-- begin AVAILABLE DATA --
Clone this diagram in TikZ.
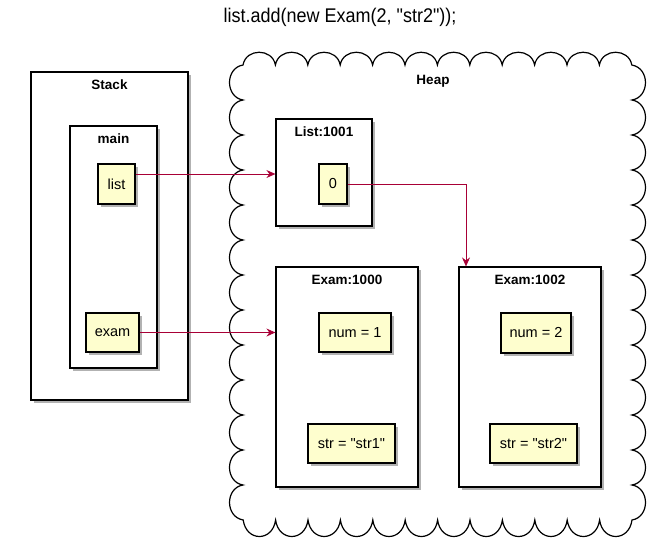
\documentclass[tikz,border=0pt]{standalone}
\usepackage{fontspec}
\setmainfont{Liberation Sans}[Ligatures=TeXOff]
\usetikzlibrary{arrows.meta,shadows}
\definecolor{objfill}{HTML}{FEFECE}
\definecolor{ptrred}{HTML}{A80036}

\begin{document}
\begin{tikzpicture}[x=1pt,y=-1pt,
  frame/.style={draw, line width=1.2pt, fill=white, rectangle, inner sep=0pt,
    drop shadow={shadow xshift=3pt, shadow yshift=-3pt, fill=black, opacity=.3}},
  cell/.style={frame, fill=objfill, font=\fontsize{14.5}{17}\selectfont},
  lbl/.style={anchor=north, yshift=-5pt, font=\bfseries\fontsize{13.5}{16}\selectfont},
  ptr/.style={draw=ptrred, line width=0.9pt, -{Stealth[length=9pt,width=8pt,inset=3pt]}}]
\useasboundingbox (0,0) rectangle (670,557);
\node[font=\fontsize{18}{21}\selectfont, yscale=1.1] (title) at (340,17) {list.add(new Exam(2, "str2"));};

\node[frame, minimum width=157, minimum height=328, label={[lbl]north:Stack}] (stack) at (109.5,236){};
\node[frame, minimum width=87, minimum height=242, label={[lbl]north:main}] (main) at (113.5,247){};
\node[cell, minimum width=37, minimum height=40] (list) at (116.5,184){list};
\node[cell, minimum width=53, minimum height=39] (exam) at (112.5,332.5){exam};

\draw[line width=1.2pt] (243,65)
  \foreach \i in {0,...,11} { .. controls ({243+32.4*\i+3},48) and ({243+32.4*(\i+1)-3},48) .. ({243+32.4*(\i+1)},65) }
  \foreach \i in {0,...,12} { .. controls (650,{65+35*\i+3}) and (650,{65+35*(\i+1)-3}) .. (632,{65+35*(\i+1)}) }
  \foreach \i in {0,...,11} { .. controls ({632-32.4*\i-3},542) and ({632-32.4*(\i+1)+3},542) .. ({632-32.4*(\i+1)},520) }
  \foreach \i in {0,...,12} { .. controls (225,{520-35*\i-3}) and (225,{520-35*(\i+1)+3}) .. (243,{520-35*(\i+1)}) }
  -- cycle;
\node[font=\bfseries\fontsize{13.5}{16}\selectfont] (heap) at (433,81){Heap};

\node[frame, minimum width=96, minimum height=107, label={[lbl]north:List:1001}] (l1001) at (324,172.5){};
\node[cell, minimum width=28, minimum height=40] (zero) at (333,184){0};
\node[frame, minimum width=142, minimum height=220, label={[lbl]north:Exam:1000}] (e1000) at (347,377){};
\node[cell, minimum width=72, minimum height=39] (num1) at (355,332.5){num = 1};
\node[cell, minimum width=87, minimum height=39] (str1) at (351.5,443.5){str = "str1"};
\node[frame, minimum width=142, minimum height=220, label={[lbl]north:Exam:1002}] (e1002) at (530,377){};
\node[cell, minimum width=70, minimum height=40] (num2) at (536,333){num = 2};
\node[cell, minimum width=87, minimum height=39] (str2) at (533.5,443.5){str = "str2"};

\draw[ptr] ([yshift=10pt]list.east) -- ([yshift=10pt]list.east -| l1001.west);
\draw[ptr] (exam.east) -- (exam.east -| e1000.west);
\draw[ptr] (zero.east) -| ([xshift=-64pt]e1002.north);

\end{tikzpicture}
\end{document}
-- end AVAILABLE DATA --
### EXERCISE
Reproduce all of the material exactly, apart from the pictures.

### ANSWER TO THE PROBLEM
Clone this diagram in TikZ.
\documentclass[tikz,border=0pt]{standalone}
\usepackage{fontspec}
\setmainfont{Liberation Sans}[Ligatures=TeXOff]
\usetikzlibrary{arrows.meta,shadows}
\definecolor{objfill}{HTML}{FEFECE}
\definecolor{ptrred}{HTML}{A80036}

\begin{document}
\begin{tikzpicture}[x=1pt,y=-1pt,
  frame/.style={draw, line width=1.2pt, fill=white, rectangle, inner sep=0pt,
    drop shadow={shadow xshift=3pt, shadow yshift=-3pt, fill=black, opacity=.3}},
  cell/.style={frame, fill=objfill, font=\fontsize{14.5}{17}\selectfont},
  lbl/.style={anchor=north, yshift=-5pt, font=\bfseries\fontsize{13.5}{16}\selectfont},
  ptr/.style={draw=ptrred, line width=0.9pt, -{Stealth[length=9pt,width=8pt,inset=3pt]}}]
\useasboundingbox (0,0) rectangle (670,557);
\node[font=\fontsize{18}{21}\selectfont, yscale=1.1] (title) at (340,17) {list.add(new Exam(2, "str2"));};

\node[frame, minimum width=157, minimum height=328, label={[lbl]north:Stack}] (stack) at (109.5,236){};
\node[frame, minimum width=87, minimum height=242, label={[lbl]north:main}] (main) at (113.5,247){};
\node[cell, minimum width=37, minimum height=40] (list) at (116.5,184){list};
\node[cell, minimum width=53, minimum height=39] (exam) at (112.5,332.5){exam};

\draw[line width=1.2pt] (243,65)
  \foreach \i in {0,...,11} { .. controls ({243+32.4*\i+3},48) and ({243+32.4*(\i+1)-3},48) .. ({243+32.4*(\i+1)},65) }
  \foreach \i in {0,...,12} { .. controls (650,{65+35*\i+3}) and (650,{65+35*(\i+1)-3}) .. (632,{65+35*(\i+1)}) }
  \foreach \i in {0,...,11} { .. controls ({632-32.4*\i-3},542) and ({632-32.4*(\i+1)+3},542) .. ({632-32.4*(\i+1)},520) }
  \foreach \i in {0,...,12} { .. controls (225,{520-35*\i-3}) and (225,{520-35*(\i+1)+3}) .. (243,{520-35*(\i+1)}) }
  -- cycle;
\node[font=\bfseries\fontsize{13.5}{16}\selectfont] (heap) at (433,81){Heap};

\node[frame, minimum width=96, minimum height=107, label={[lbl]north:List:1001}] (l1001) at (324,172.5){};
\node[cell, minimum width=28, minimum height=40] (zero) at (333,184){0};
\node[frame, minimum width=142, minimum height=220, label={[lbl]north:Exam:1000}] (e1000) at (347,377){};
\node[cell, minimum width=72, minimum height=39] (num1) at (355,332.5){num = 1};
\node[cell, minimum width=87, minimum height=39] (str1) at (351.5,443.5){str = "str1"};
\node[frame, minimum width=142, minimum height=220, label={[lbl]north:Exam:1002}] (e1002) at (530,377){};
\node[cell, minimum width=70, minimum height=40] (num2) at (536,333){num = 2};
\node[cell, minimum width=87, minimum height=39] (str2) at (533.5,443.5){str = "str2"};

\draw[ptr] ([yshift=10pt]list.east) -- ([yshift=10pt]list.east -| l1001.west);
\draw[ptr] (exam.east) -- (exam.east -| e1000.west);
\draw[ptr] (zero.east) -| ([xshift=-64pt]e1002.north);

\end{tikzpicture}
\end{document}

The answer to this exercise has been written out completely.